Volgens Klein moeten ouders thuis en docenten op school werken aan de juiste sfeer, zodat kinderen en leerlingen hun geheimen durven te vertellen. „Een veilige omgeving en een open verhouding zijn heel belangrijk. Als ouders en docenten veel geven in liefde en betrokkenheid, krijgen ze ook veel terug. Maar we moeten ook de waarheid spreken. Niet in verwijtende zin richting elkaar, maar in mildheid.”
Klein riep de leerlingen op om ook naar vermogen terug te geven. „Duitsch had een geheim, maar wie van ons heeft dat niet? Er zijn negatieve geheimen, zoals die site die je gauw wegklikt als je voor de koffie geroepen wordt, of dat boek dat onder je bed verdwijnt als je iemand hoort aankomen. Maar er zijn ook positieve geheimen, zoals het stille gebed voor jezelf, of voor een goede vriend. Maar ook daar moet over gepraat kunnen worden. In het gezin moet er tijd voor je zijn en op school moet er een goed klimaat zijn waarin ook plaats is voor dit soort zaken. Maar waar je iemand vertrouwt, schroom dan ook niet om de waarheid met elkaar te delen.”

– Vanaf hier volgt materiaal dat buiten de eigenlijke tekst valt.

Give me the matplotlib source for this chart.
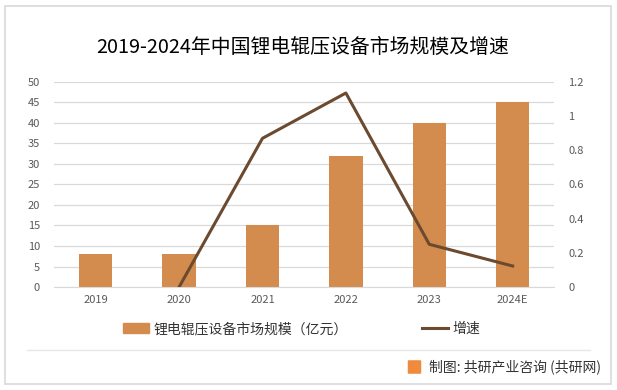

Het schooljaar werd in Apeldoorn geopend in de Grote Kerk aan de Loolaan. Daar werd het woord gevoerd door ds. H. H. Klomp en drs. H. A. van Zetten. In de kerk van de oud gereformeerde gemeente aan de Schaapsweg in Ede spraken ds. D. W. Tuinier en B. Midavaine. In de kerk van de gereformeerde gemeente in Nunspeet voerden ds. A. Schreuder en drs. H. Westerink het woord. Naast de Apeldoornse hoofdvestiging heeft de Fruytier scholengemeenschap ook vestigingen in Uddel en Rijssen. De scholengemeenschap telt 2756 leerlingen en 279 medewerkers.